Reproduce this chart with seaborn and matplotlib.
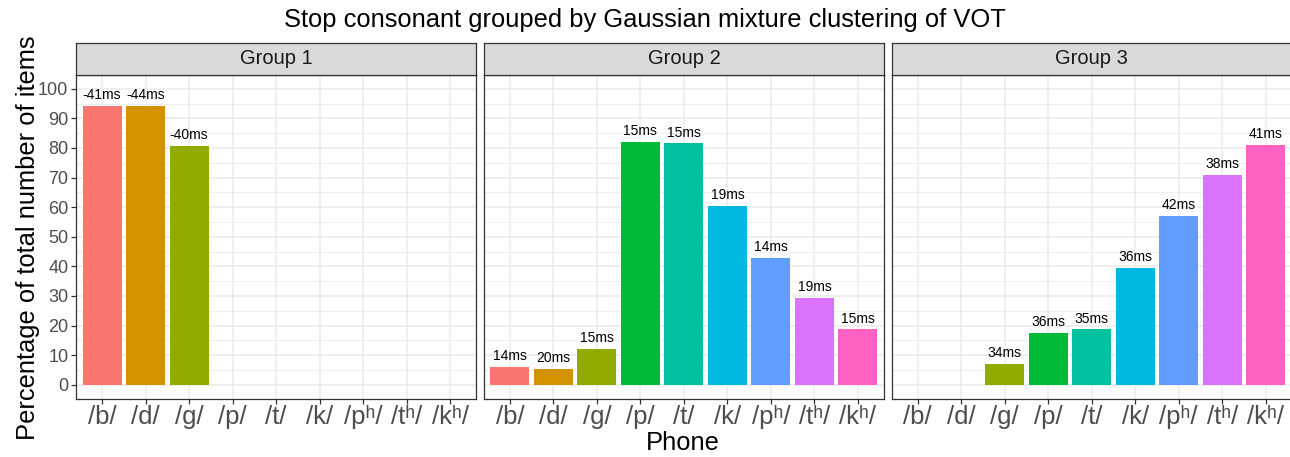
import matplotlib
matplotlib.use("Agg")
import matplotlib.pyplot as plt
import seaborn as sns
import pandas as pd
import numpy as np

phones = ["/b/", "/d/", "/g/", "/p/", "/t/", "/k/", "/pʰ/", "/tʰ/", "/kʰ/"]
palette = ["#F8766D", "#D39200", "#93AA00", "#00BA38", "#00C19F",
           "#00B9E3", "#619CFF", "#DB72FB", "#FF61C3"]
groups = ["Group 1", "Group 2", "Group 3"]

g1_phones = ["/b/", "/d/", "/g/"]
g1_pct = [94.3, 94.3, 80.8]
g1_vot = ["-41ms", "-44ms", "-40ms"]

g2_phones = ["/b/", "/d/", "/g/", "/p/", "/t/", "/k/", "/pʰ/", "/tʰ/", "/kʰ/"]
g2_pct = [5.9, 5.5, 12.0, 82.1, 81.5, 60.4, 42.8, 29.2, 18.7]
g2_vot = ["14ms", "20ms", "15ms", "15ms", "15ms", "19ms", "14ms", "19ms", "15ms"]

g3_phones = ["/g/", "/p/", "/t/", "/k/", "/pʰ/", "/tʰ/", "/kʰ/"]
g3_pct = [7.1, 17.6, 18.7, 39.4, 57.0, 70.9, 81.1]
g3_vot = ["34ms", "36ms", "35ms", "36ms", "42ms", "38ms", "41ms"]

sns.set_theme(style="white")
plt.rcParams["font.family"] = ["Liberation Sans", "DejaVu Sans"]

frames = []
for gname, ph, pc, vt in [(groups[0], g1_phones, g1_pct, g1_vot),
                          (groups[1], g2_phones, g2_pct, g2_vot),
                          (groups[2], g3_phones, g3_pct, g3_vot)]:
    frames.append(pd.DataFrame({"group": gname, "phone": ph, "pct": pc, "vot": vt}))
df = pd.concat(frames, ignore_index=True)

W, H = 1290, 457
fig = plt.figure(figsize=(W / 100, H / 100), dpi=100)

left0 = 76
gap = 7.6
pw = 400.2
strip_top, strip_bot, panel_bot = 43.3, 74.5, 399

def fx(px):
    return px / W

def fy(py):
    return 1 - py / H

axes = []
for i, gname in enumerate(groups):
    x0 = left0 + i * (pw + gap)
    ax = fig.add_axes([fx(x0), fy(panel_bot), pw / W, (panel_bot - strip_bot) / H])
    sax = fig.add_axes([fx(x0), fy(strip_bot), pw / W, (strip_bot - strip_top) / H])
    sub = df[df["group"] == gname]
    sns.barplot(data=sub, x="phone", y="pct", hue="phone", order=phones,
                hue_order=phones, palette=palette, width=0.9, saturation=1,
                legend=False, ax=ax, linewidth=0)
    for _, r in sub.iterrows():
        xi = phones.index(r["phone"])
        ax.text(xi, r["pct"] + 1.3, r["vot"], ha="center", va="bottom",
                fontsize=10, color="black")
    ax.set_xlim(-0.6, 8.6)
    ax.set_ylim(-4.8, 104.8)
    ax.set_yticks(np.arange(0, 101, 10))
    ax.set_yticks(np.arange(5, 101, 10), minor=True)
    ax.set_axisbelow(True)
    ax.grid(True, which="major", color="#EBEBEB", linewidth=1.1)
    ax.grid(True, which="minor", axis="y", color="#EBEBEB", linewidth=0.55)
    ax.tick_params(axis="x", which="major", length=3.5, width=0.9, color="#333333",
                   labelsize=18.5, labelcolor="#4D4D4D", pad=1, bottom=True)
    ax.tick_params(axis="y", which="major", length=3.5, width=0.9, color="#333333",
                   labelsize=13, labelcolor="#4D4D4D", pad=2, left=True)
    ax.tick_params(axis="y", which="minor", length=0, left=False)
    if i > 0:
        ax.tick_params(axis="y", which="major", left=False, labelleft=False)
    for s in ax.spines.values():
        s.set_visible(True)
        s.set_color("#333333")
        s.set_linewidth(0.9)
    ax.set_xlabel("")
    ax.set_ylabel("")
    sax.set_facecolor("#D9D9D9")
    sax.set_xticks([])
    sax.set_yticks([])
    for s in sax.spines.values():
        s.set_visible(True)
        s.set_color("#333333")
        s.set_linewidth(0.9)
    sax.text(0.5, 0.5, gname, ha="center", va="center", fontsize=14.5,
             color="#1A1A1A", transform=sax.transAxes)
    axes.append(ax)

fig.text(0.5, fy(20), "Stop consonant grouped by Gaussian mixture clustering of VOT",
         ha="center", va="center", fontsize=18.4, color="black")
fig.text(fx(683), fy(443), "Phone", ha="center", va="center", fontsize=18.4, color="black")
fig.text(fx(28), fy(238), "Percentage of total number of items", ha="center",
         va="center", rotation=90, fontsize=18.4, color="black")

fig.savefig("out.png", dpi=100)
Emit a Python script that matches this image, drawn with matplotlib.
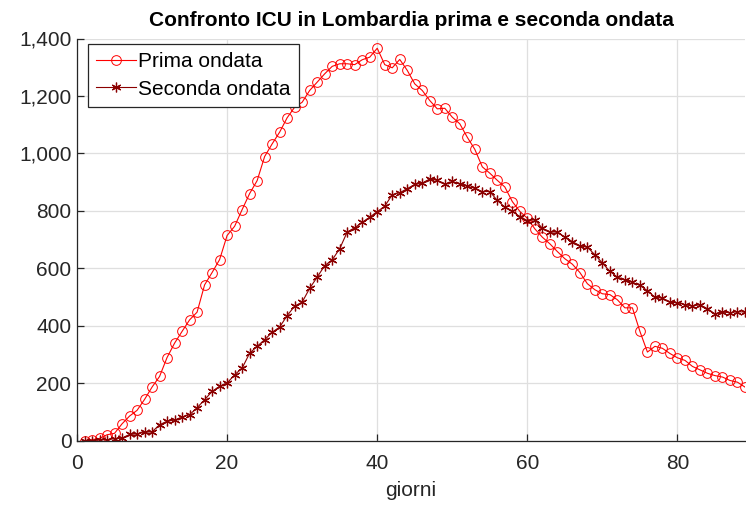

▶ **Your instructions**
Write out, word for word, the lines from the start of the data through the one holding "import numpy as np". Omit pictures.

▶ **Output for this exercise**
Reproduce this chart with seaborn and matplotlib.
import matplotlib
matplotlib.use("Agg")
import matplotlib.pyplot as plt
import seaborn as sns
import pandas as pd
import numpy as np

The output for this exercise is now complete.